WORK INSTRUCTIONS :: Output every line of the material exactly, omitting images.

[Begin SOURCE MATERIAL]

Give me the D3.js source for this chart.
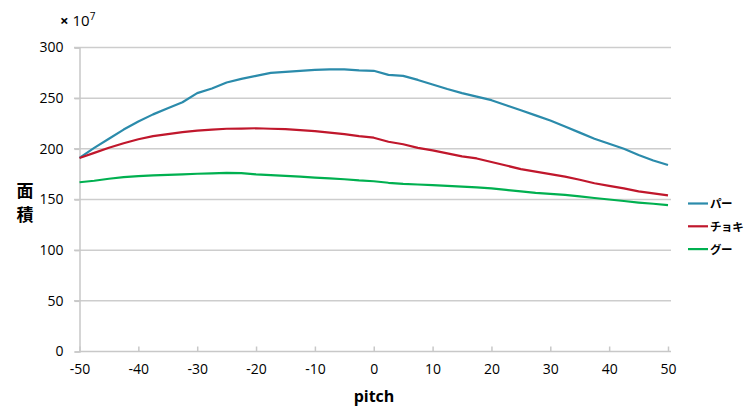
<!DOCTYPE html>
<html>
<head>
<meta charset="utf-8">
<script src="https://cdn.jsdelivr.net/npm/d3@7"></script>
<style>
  html, body { margin: 0; padding: 0; background: #fff; }
  svg { display: block; }
  text { font-family: "Open Sans", "Noto Sans", sans-serif; fill: #000; }
  .jp { font-family: "Noto Sans CJK JP", sans-serif; }
</style>
</head>
<body>
<svg id="chart" width="747" height="408"></svg>
<script>
// pitch angles (degrees)
const pitch = [-50, -47.5, -45, -42.5, -40, -37.5, -35, -32.5, -30, -27.5, -25, -22.5, -20, -17.5, -15, -12.5, -10, -7.5, -5, -2.5,
  0, 2.5, 5, 7.5, 10, 12.5, 15, 17.5, 20, 22.5, 25, 27.5, 30, 32.5, 35, 37.5, 40, 42.5, 45, 47.5, 50];

// area values (x10^7)
const paa = [191, 201, 210, 219, 227, 234, 240, 246, 255, 259.5, 265.5, 269, 272, 275, 276, 277, 278, 278.5, 278.5, 277.5,
  277, 273, 272, 268, 263.5, 259, 255, 251.5, 248, 243, 238, 233, 228, 222, 216, 210, 205, 200, 194, 188.5, 184];
const choki = [191, 196, 201, 205.5, 209.5, 212.5, 214.5, 216.5, 218, 219, 219.8, 220, 220.3, 219.8, 219.5, 218.5, 217.5, 216, 214.5, 212.5,
  211, 207, 204.5, 201, 198.5, 195.5, 192.5, 190.5, 187, 183.5, 180, 177.5, 175, 172.5, 169.5, 166, 163.5, 161, 158, 156, 154];
const guu = [167, 168.5, 170.5, 172, 173, 173.8, 174.3, 174.8, 175.4, 175.8, 176.2, 176, 174.8, 174, 173.3, 172.5, 171.6, 170.8, 170, 168.8,
  168, 166.5, 165.4, 164.8, 164.2, 163.5, 162.8, 162, 161, 159.5, 158, 156.5, 155.6, 154.5, 153, 151.5, 150, 148.5, 147, 145.8, 144.4];

const seriesNames = ["パー", "チョキ", "グー"];
const seriesColors = ["#2b8bab", "#c0172c", "#00b050"];
const xTicks = [-50, -40, -30, -20, -10, 0, 10, 20, 30, 40, 50];
const yTicks = [0, 50, 100, 150, 200, 250, 300];

const series = [paa, choki, guu].map((vals, i) => ({
  name: seriesNames[i],
  color: seriesColors[i],
  points: pitch.map((p, j) => ({ x: p, y: vals[j] }))
}));

const svg = d3.select("#chart");
const x = d3.scaleLinear().domain([-50, 50]).range([79.5, 668]);
const y = d3.scaleLinear().domain([0, 300]).range([351.5, 47.5]);
const plain = d => String(d); // ASCII hyphen for negatives

// horizontal gridlines
svg.append("g")
  .selectAll("line")
  .data(yTicks.filter(d => d > 0))
  .join("line")
  .attr("x1", 74).attr("x2", 671)
  .attr("y1", d => y(d)).attr("y2", d => y(d))
  .attr("stroke", "#cdcdcd").attr("stroke-width", 1.5);

// y axis
const yAxis = svg.append("g")
  .attr("transform", `translate(${x(-50)},0)`)
  .call(d3.axisLeft(y).tickValues(yTicks).tickFormat(plain).tickSize(5).tickPadding(11));
yAxis.select(".domain").attr("stroke", "#c8c8c8").attr("stroke-width", 1.5);
yAxis.selectAll(".tick line").attr("stroke", "#c8c8c8").attr("stroke-width", 1.5);
yAxis.selectAll(".tick text").attr("font-size", 14).attr("fill", "#000")
  .style("font-family", "'Open Sans', sans-serif");

// x axis with inward ticks
const xAxis = svg.append("g")
  .attr("transform", `translate(0,${y(0)})`)
  .call(d3.axisBottom(x).tickValues(xTicks).tickFormat(plain).tickSize(0).tickPadding(13).tickSizeOuter(0));
xAxis.select(".domain").remove();
xAxis.append("line")
  .attr("x1", x(-50)).attr("x2", 671)
  .attr("stroke", "#c8c8c8").attr("stroke-width", 1.5);
xAxis.selectAll(".tick").append("line")
  .attr("y1", 0).attr("y2", -5)
  .attr("stroke", "#c8c8c8").attr("stroke-width", 1.5);
xAxis.selectAll(".tick text").attr("font-size", 14).attr("fill", "#000")
  .style("font-family", "'Open Sans', sans-serif");

// series lines
const line = d3.line().x(d => x(d.x)).y(d => y(d.y)).curve(d3.curveLinear);
svg.append("g")
  .selectAll("path")
  .data(series)
  .join("path")
  .attr("d", d => line(d.points))
  .attr("fill", "none")
  .attr("stroke", d => d.color)
  .attr("stroke-width", 2.2)
  .attr("stroke-linejoin", "round");

// unit label
const unit = svg.append("text").attr("x", 60).attr("y", 26).attr("font-size", 15);
unit.append("tspan").attr("font-weight", "bold").text("×");
unit.append("tspan").text(" 10");
unit.append("tspan").attr("font-size", 10).attr("dy", -6).text("7");

// axis titles
svg.append("text").attr("class", "jp").attr("x", 25).attr("y", 197)
  .attr("text-anchor", "middle").attr("font-size", 17).attr("font-weight", "bold").text("面");
svg.append("text").attr("class", "jp").attr("x", 25).attr("y", 221)
  .attr("text-anchor", "middle").attr("font-size", 17).attr("font-weight", "bold").text("積");
svg.append("text").attr("x", 374).attr("y", 402)
  .attr("text-anchor", "middle").attr("font-size", 16).attr("font-weight", "bold").text("pitch");

// legend
const legend = svg.append("g")
  .selectAll("g")
  .data(series)
  .join("g")
  .attr("transform", (d, i) => `translate(688,${203.5 + i * 22.8})`);
legend.append("line")
  .attr("x1", 0).attr("x2", 20)
  .attr("stroke", d => d.color).attr("stroke-width", 2.2);
legend.append("text")
  .attr("class", "jp")
  .attr("x", 22).attr("y", 4.5)
  .attr("font-size", 11.5).attr("font-weight", "bold")
  .attr("letter-spacing", -0.4)
  .text(d => d.name);
</script>
</body>
</html>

[End SOURCE MATERIAL]

RIGHT ANSWER ::
Give me the D3.js source for this chart.
<!DOCTYPE html>
<html>
<head>
<meta charset="utf-8">
<script src="https://cdn.jsdelivr.net/npm/d3@7"></script>
<style>
  html, body { margin: 0; padding: 0; background: #fff; }
  svg { display: block; }
  text { font-family: "Open Sans", "Noto Sans", sans-serif; fill: #000; }
  .jp { font-family: "Noto Sans CJK JP", sans-serif; }
</style>
</head>
<body>
<svg id="chart" width="747" height="408"></svg>
<script>
// pitch angles (degrees)
const pitch = [-50, -47.5, -45, -42.5, -40, -37.5, -35, -32.5, -30, -27.5, -25, -22.5, -20, -17.5, -15, -12.5, -10, -7.5, -5, -2.5,
  0, 2.5, 5, 7.5, 10, 12.5, 15, 17.5, 20, 22.5, 25, 27.5, 30, 32.5, 35, 37.5, 40, 42.5, 45, 47.5, 50];

// area values (x10^7)
const paa = [191, 201, 210, 219, 227, 234, 240, 246, 255, 259.5, 265.5, 269, 272, 275, 276, 277, 278, 278.5, 278.5, 277.5,
  277, 273, 272, 268, 263.5, 259, 255, 251.5, 248, 243, 238, 233, 228, 222, 216, 210, 205, 200, 194, 188.5, 184];
const choki = [191, 196, 201, 205.5, 209.5, 212.5, 214.5, 216.5, 218, 219, 219.8, 220, 220.3, 219.8, 219.5, 218.5, 217.5, 216, 214.5, 212.5,
  211, 207, 204.5, 201, 198.5, 195.5, 192.5, 190.5, 187, 183.5, 180, 177.5, 175, 172.5, 169.5, 166, 163.5, 161, 158, 156, 154];
const guu = [167, 168.5, 170.5, 172, 173, 173.8, 174.3, 174.8, 175.4, 175.8, 176.2, 176, 174.8, 174, 173.3, 172.5, 171.6, 170.8, 170, 168.8,
  168, 166.5, 165.4, 164.8, 164.2, 163.5, 162.8, 162, 161, 159.5, 158, 156.5, 155.6, 154.5, 153, 151.5, 150, 148.5, 147, 145.8, 144.4];

const seriesNames = ["パー", "チョキ", "グー"];
const seriesColors = ["#2b8bab", "#c0172c", "#00b050"];
const xTicks = [-50, -40, -30, -20, -10, 0, 10, 20, 30, 40, 50];
const yTicks = [0, 50, 100, 150, 200, 250, 300];

const series = [paa, choki, guu].map((vals, i) => ({
  name: seriesNames[i],
  color: seriesColors[i],
  points: pitch.map((p, j) => ({ x: p, y: vals[j] }))
}));

const svg = d3.select("#chart");
const x = d3.scaleLinear().domain([-50, 50]).range([79.5, 668]);
const y = d3.scaleLinear().domain([0, 300]).range([351.5, 47.5]);
const plain = d => String(d); // ASCII hyphen for negatives

// horizontal gridlines
svg.append("g")
  .selectAll("line")
  .data(yTicks.filter(d => d > 0))
  .join("line")
  .attr("x1", 74).attr("x2", 671)
  .attr("y1", d => y(d)).attr("y2", d => y(d))
  .attr("stroke", "#cdcdcd").attr("stroke-width", 1.5);

// y axis
const yAxis = svg.append("g")
  .attr("transform", `translate(${x(-50)},0)`)
  .call(d3.axisLeft(y).tickValues(yTicks).tickFormat(plain).tickSize(5).tickPadding(11));
yAxis.select(".domain").attr("stroke", "#c8c8c8").attr("stroke-width", 1.5);
yAxis.selectAll(".tick line").attr("stroke", "#c8c8c8").attr("stroke-width", 1.5);
yAxis.selectAll(".tick text").attr("font-size", 14).attr("fill", "#000")
  .style("font-family", "'Open Sans', sans-serif");

// x axis with inward ticks
const xAxis = svg.append("g")
  .attr("transform", `translate(0,${y(0)})`)
  .call(d3.axisBottom(x).tickValues(xTicks).tickFormat(plain).tickSize(0).tickPadding(13).tickSizeOuter(0));
xAxis.select(".domain").remove();
xAxis.append("line")
  .attr("x1", x(-50)).attr("x2", 671)
  .attr("stroke", "#c8c8c8").attr("stroke-width", 1.5);
xAxis.selectAll(".tick").append("line")
  .attr("y1", 0).attr("y2", -5)
  .attr("stroke", "#c8c8c8").attr("stroke-width", 1.5);
xAxis.selectAll(".tick text").attr("font-size", 14).attr("fill", "#000")
  .style("font-family", "'Open Sans', sans-serif");

// series lines
const line = d3.line().x(d => x(d.x)).y(d => y(d.y)).curve(d3.curveLinear);
svg.append("g")
  .selectAll("path")
  .data(series)
  .join("path")
  .attr("d", d => line(d.points))
  .attr("fill", "none")
  .attr("stroke", d => d.color)
  .attr("stroke-width", 2.2)
  .attr("stroke-linejoin", "round");

// unit label
const unit = svg.append("text").attr("x", 60).attr("y", 26).attr("font-size", 15);
unit.append("tspan").attr("font-weight", "bold").text("×");
unit.append("tspan").text(" 10");
unit.append("tspan").attr("font-size", 10).attr("dy", -6).text("7");

// axis titles
svg.append("text").attr("class", "jp").attr("x", 25).attr("y", 197)
  .attr("text-anchor", "middle").attr("font-size", 17).attr("font-weight", "bold").text("面");
svg.append("text").attr("class", "jp").attr("x", 25).attr("y", 221)
  .attr("text-anchor", "middle").attr("font-size", 17).attr("font-weight", "bold").text("積");
svg.append("text").attr("x", 374).attr("y", 402)
  .attr("text-anchor", "middle").attr("font-size", 16).attr("font-weight", "bold").text("pitch");

// legend
const legend = svg.append("g")
  .selectAll("g")
  .data(series)
  .join("g")
  .attr("transform", (d, i) => `translate(688,${203.5 + i * 22.8})`);
legend.append("line")
  .attr("x1", 0).attr("x2", 20)
  .attr("stroke", d => d.color).attr("stroke-width", 2.2);
legend.append("text")
  .attr("class", "jp")
  .attr("x", 22).attr("y", 4.5)
  .attr("font-size", 11.5).attr("font-weight", "bold")
  .attr("letter-spacing", -0.4)
  .text(d => d.name);
</script>
</body>
</html>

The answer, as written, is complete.